(Dataset items)
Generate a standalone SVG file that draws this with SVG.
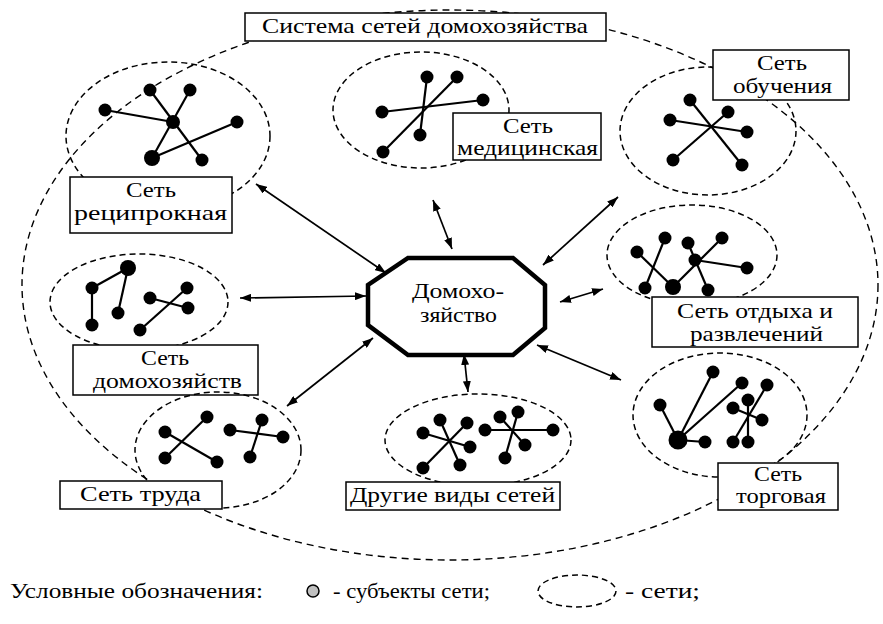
<svg xmlns="http://www.w3.org/2000/svg" width="883" height="624" viewBox="0 0 883 624">
<style>
.t{font-size:21px;fill:#000}
.dash{fill:none;stroke:#000;stroke-width:1.5;stroke-dasharray:6 4}
.outer{fill:none;stroke:#000;stroke-width:1.4;stroke-dasharray:7 5}
.box{fill:#fff;stroke:#000;stroke-width:1.5}
.e{stroke:#000;stroke-width:2.2;fill:none}
.n{fill:#000}
.arr{stroke:#000;stroke-width:1.7;fill:none;marker-start:url(#ah);marker-end:url(#ah)}
</style>
<defs>
<marker id="ah" viewBox="0 0 11 8" refX="11" refY="4" markerWidth="11" markerHeight="8" markerUnits="userSpaceOnUse" orient="auto-start-reverse">
<path d="M0,0 L11,4 L0,8 Z" fill="#000"/>
</marker>
</defs>
<rect width="883" height="624" fill="#fff"/>

<ellipse class="outer" cx="450" cy="285" rx="428" ry="275"/>

<g id="connectors">
<line class="arr" x1="256" y1="184" x2="386" y2="273"/>
<line class="arr" x1="433" y1="200" x2="452" y2="249"/>
<line class="arr" x1="618" y1="197" x2="543" y2="265"/>
<line class="arr" x1="240" y1="298" x2="366" y2="296"/>
<line class="arr" x1="560" y1="302" x2="603" y2="289"/>
<line class="arr" x1="287" y1="406" x2="373" y2="338"/>
<line class="arr" x1="464" y1="354" x2="468" y2="392"/>
<line class="arr" x1="537" y1="345" x2="621" y2="380"/>
</g>

<g font-family="Liberation Serif, DejaVu Serif, serif">
<g id="title">
<rect class="box" x="245" y="13" width="361" height="28"/>
<text class="t" x="262" y="33" textLength="326" lengthAdjust="spacingAndGlyphs">Система сетей домохозяйства</text>
</g>

<g id="household">
<polygon points="408,258 513,258 545,285 545,328 513,355 408,355 368,325 368,285" fill="#fff" stroke="#000" stroke-width="4.5"/>
<text class="t" x="412" y="298" textLength="92" lengthAdjust="spacingAndGlyphs">Домохо-</text>
<text class="t" x="420" y="322" textLength="77" lengthAdjust="spacingAndGlyphs">зяйство</text>
</g>

<g id="net-reciprocal">
<ellipse class="dash" cx="168" cy="136" rx="102" ry="74"/>
<line class="e" x1="150" y1="90" x2="202" y2="160"/>
<line class="e" x1="190" y1="90" x2="152" y2="158"/>
<line class="e" x1="105" y1="110" x2="173" y2="122"/>
<line class="e" x1="152" y1="158" x2="237" y2="122"/>
<circle class="n" cx="173" cy="122" r="7"/>
<circle class="n" cx="150" cy="90" r="6.5"/>
<circle class="n" cx="190" cy="90" r="6.5"/>
<circle class="n" cx="105" cy="110" r="6.5"/>
<circle class="n" cx="237" cy="122" r="6.5"/>
<circle class="n" cx="152" cy="158" r="8"/>
<circle class="n" cx="202" cy="160" r="6.5"/>
<rect class="box" x="70" y="177" width="162" height="56"/>
<text class="t" x="126" y="197" textLength="50" lengthAdjust="spacingAndGlyphs">Сеть</text>
<text class="t" x="74" y="220" textLength="153" lengthAdjust="spacingAndGlyphs">реципрокная</text>
</g>

<g id="net-medical">
<ellipse class="dash" cx="421" cy="110" rx="88" ry="58"/>
<line class="e" x1="427" y1="77" x2="420" y2="135"/>
<line class="e" x1="457" y1="77" x2="383" y2="152"/>
<line class="e" x1="382" y1="112" x2="483" y2="100"/>
<circle class="n" cx="427" cy="77" r="6.5"/>
<circle class="n" cx="457" cy="77" r="6.5"/>
<circle class="n" cx="483" cy="100" r="6.5"/>
<circle class="n" cx="382" cy="112" r="6.5"/>
<circle class="n" cx="420" cy="135" r="6.5"/>
<circle class="n" cx="383" cy="152" r="6.5"/>
<rect class="box" x="453" y="113" width="148" height="47"/>
<text class="t" x="503" y="133" textLength="50" lengthAdjust="spacingAndGlyphs">Сеть</text>
<text class="t" x="457" y="155" textLength="141" lengthAdjust="spacingAndGlyphs">медицинская</text>
</g>

<g id="net-education">
<ellipse class="dash" cx="708" cy="131" rx="88" ry="64"/>
<line class="e" x1="690" y1="100" x2="742" y2="165"/>
<line class="e" x1="728" y1="112" x2="673" y2="160"/>
<line class="e" x1="670" y1="120" x2="747" y2="132"/>
<circle class="n" cx="690" cy="100" r="6.5"/>
<circle class="n" cx="728" cy="112" r="6.5"/>
<circle class="n" cx="670" cy="120" r="6.5"/>
<circle class="n" cx="747" cy="132" r="6.5"/>
<circle class="n" cx="673" cy="160" r="6.5"/>
<circle class="n" cx="742" cy="165" r="6.5"/>
<rect class="box" x="713" y="50" width="136" height="50"/>
<text class="t" x="757" y="70" textLength="50" lengthAdjust="spacingAndGlyphs">Сеть</text>
<text class="t" x="733" y="93" textLength="99" lengthAdjust="spacingAndGlyphs">обучения</text>
</g>

<g id="net-households">
<ellipse class="dash" cx="139" cy="302" rx="89" ry="48"/>
<line class="e" x1="92" y1="288" x2="128" y2="268"/>
<line class="e" x1="92" y1="288" x2="92" y2="325"/>
<line class="e" x1="128" y1="268" x2="118" y2="313"/>
<line class="e" x1="150" y1="298" x2="188" y2="308"/>
<line class="e" x1="187" y1="288" x2="140" y2="330"/>
<circle class="n" cx="128" cy="268" r="8"/>
<circle class="n" cx="92" cy="288" r="6.5"/>
<circle class="n" cx="92" cy="325" r="6.5"/>
<circle class="n" cx="118" cy="313" r="6.5"/>
<circle class="n" cx="150" cy="298" r="6.5"/>
<circle class="n" cx="187" cy="288" r="6.5"/>
<circle class="n" cx="188" cy="308" r="6.5"/>
<circle class="n" cx="140" cy="330" r="6.5"/>
<rect class="box" x="73" y="345" width="185" height="50"/>
<text class="t" x="141" y="365" textLength="48" lengthAdjust="spacingAndGlyphs">Сеть</text>
<text class="t" x="93" y="388" textLength="149" lengthAdjust="spacingAndGlyphs">домохозяйств</text>
</g>

<g id="net-leisure">
<ellipse class="dash" cx="692" cy="255" rx="85" ry="50"/>
<line class="e" x1="637" y1="252" x2="673" y2="287"/>
<line class="e" x1="665" y1="238" x2="645" y2="288"/>
<line class="e" x1="673" y1="287" x2="722" y2="238"/>
<line class="e" x1="688" y1="243" x2="708" y2="290"/>
<line class="e" x1="695" y1="260" x2="747" y2="268"/>
<circle class="n" cx="637" cy="252" r="6.5"/>
<circle class="n" cx="665" cy="238" r="6.5"/>
<circle class="n" cx="688" cy="243" r="6.5"/>
<circle class="n" cx="722" cy="238" r="6.5"/>
<circle class="n" cx="695" cy="260" r="6.5"/>
<circle class="n" cx="747" cy="268" r="6.5"/>
<circle class="n" cx="645" cy="288" r="6.5"/>
<circle class="n" cx="673" cy="287" r="8"/>
<circle class="n" cx="708" cy="290" r="6.5"/>
<rect class="box" x="652" y="297" width="206" height="50"/>
<text class="t" x="677" y="318" textLength="156" lengthAdjust="spacingAndGlyphs">Сеть отдыха и</text>
<text class="t" x="690" y="341" textLength="133" lengthAdjust="spacingAndGlyphs">развлечений</text>
</g>

<g id="net-labour">
<ellipse class="dash" cx="218" cy="450" rx="83" ry="58"/>
<line class="e" x1="165" y1="432" x2="217" y2="462"/>
<line class="e" x1="207" y1="417" x2="165" y2="458"/>
<line class="e" x1="230" y1="430" x2="283" y2="437"/>
<line class="e" x1="262" y1="420" x2="250" y2="457"/>
<circle class="n" cx="165" cy="432" r="6.5"/>
<circle class="n" cx="207" cy="417" r="6.5"/>
<circle class="n" cx="165" cy="458" r="6.5"/>
<circle class="n" cx="217" cy="462" r="6.5"/>
<circle class="n" cx="230" cy="430" r="6.5"/>
<circle class="n" cx="262" cy="420" r="6.5"/>
<circle class="n" cx="283" cy="437" r="6.5"/>
<circle class="n" cx="250" cy="457" r="6.5"/>
<rect class="box" x="60" y="481" width="162" height="28"/>
<text class="t" x="80" y="501" textLength="121" lengthAdjust="spacingAndGlyphs">Сеть труда</text>
</g>

<g id="net-other">
<ellipse class="dash" cx="478" cy="440" rx="93" ry="46"/>
<line class="e" x1="440" y1="420" x2="460" y2="465"/>
<line class="e" x1="467" y1="423" x2="423" y2="468"/>
<line class="e" x1="423" y1="433" x2="470" y2="447"/>
<line class="e" x1="485" y1="430" x2="553" y2="430"/>
<line class="e" x1="500" y1="417" x2="525" y2="445"/>
<line class="e" x1="518" y1="412" x2="505" y2="458"/>
<circle class="n" cx="440" cy="420" r="6.5"/>
<circle class="n" cx="467" cy="423" r="6.5"/>
<circle class="n" cx="423" cy="433" r="6.5"/>
<circle class="n" cx="470" cy="447" r="6.5"/>
<circle class="n" cx="423" cy="468" r="6.5"/>
<circle class="n" cx="460" cy="465" r="6.5"/>
<circle class="n" cx="500" cy="417" r="6.5"/>
<circle class="n" cx="518" cy="412" r="6.5"/>
<circle class="n" cx="485" cy="430" r="6.5"/>
<circle class="n" cx="553" cy="430" r="6.5"/>
<circle class="n" cx="525" cy="445" r="6.5"/>
<circle class="n" cx="505" cy="458" r="6.5"/>
<rect class="box" x="346" y="482" width="214" height="28"/>
<text class="t" x="350" y="502" textLength="205" lengthAdjust="spacingAndGlyphs">Другие виды сетей</text>
</g>

<g id="net-trade">
<ellipse class="dash" cx="720" cy="415" rx="87" ry="62"/>
<line class="e" x1="678" y1="440" x2="713" y2="372"/>
<line class="e" x1="678" y1="440" x2="742" y2="383"/>
<line class="e" x1="678" y1="440" x2="660" y2="405"/>
<line class="e" x1="678" y1="440" x2="705" y2="442"/>
<line class="e" x1="767" y1="385" x2="733" y2="442"/>
<line class="e" x1="748" y1="400" x2="748" y2="442"/>
<line class="e" x1="733" y1="408" x2="762" y2="420"/>
<circle class="n" cx="713" cy="372" r="6.5"/>
<circle class="n" cx="742" cy="383" r="6.5"/>
<circle class="n" cx="767" cy="385" r="6.5"/>
<circle class="n" cx="660" cy="405" r="6.5"/>
<circle class="n" cx="748" cy="400" r="6.5"/>
<circle class="n" cx="733" cy="408" r="6.5"/>
<circle class="n" cx="762" cy="420" r="6.5"/>
<circle class="n" cx="678" cy="440" r="9.5"/>
<circle class="n" cx="705" cy="442" r="6.5"/>
<circle class="n" cx="733" cy="442" r="6.5"/>
<circle class="n" cx="748" cy="442" r="6.5"/>
<rect class="box" x="718" y="463" width="120" height="47"/>
<text class="t" x="754" y="481" textLength="48" lengthAdjust="spacingAndGlyphs">Сеть</text>
<text class="t" x="736" y="503" textLength="90" lengthAdjust="spacingAndGlyphs">торговая</text>
</g>

<g id="legend">
<text class="t" x="10" y="598" textLength="253" lengthAdjust="spacingAndGlyphs">Условные обозначения:</text>
<circle cx="313" cy="591" r="6" fill="#c0c0c0" stroke="#000" stroke-width="1.5"/>
<text class="t" x="333" y="598" textLength="157" lengthAdjust="spacingAndGlyphs">-  субъекты сети;</text>
<ellipse class="dash" cx="577" cy="591" rx="39" ry="16"/>
<text class="t" x="625" y="598" textLength="75" lengthAdjust="spacingAndGlyphs">- сети;</text>
</g>
</g>
</svg>
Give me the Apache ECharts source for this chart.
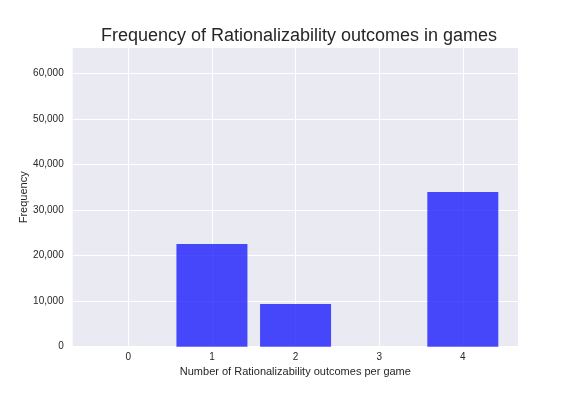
<!DOCTYPE html>
<html><head><meta charset="utf-8">
<script src="https://cdn.jsdelivr.net/npm/echarts@6/dist/echarts.min.js"></script>
<style>html,body{margin:0;padding:0;background:#fff}#c{width:576px;height:396px}</style>
</head><body><div id="c"></div>
<script>
const categories = [0, 1, 2, 3, 4];
const frequencies = [0, 22540, 9370, 0, 33950];
const yTicks = [0, 10000, 20000, 30000, 40000, 50000, 60000];
const titleText = 'Frequency of Rationalizability outcomes in games';
const xName = 'Number of Rationalizability outcomes per game';
const yName = 'Frequency';

const chart = echarts.init(document.getElementById('c'), null, {renderer: 'canvas'});
const font = 'Liberation Sans, Arial, sans-serif';
chart.setOption({
  animation: false,
  title: {text: titleText, left: 294, top: 22, textAlign: 'center',
    textStyle: {fontFamily: font, fontSize: 18, fontWeight: 'normal', color: '#262626'}},
  grid: {left: 72.7, right: 58, top: 48, bottom: 49.3, show: true, backgroundColor: '#EAEAF2', borderWidth: 0},
  xAxis: {
    type: 'value', min: -0.665, max: 4.66,
    name: xName, nameLocation: 'middle', nameGap: 20, nameMoveOverlap: false,
    nameTextStyle: {fontFamily: font, fontSize: 11, color: '#262626'},
    axisLine: {show: false},
    axisTick: {show: false, customValues: categories},
    axisLabel: {customValues: categories, fontFamily: font, fontSize: 10, color: '#262626', margin: 6},
    splitLine: {show: true, lineStyle: {color: '#ffffff', width: 1}}
  },
  yAxis: {
    type: 'value', min: 0, max: 65600,
    name: yName, nameLocation: 'middle', nameGap: 43, nameMoveOverlap: false,
    nameTextStyle: {fontFamily: font, fontSize: 11, color: '#262626'},
    axisLine: {show: false},
    axisTick: {show: false, customValues: yTicks},
    axisLabel: {customValues: yTicks, fontFamily: font, fontSize: 10, color: '#262626', margin: 9,
      formatter: v => v.toLocaleString('en-US')},
    splitLine: {show: true, lineStyle: {color: '#ffffff', width: 1}}
  },
  series: [{
    type: 'bar',
    data: categories.map((c, i) => [c, frequencies[i]]),
    barWidth: 71,
    itemStyle: {color: 'rgba(0,0,255,0.7)'}
  }]
});
</script></body></html>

* **GIVEN EXERCISE**
Examine the records and pull out every line where the string "this" occurs.

* **REPLY**
Generate a standalone SVG file that draws this with SVG.
Give me the Apache ECharts source for this chart.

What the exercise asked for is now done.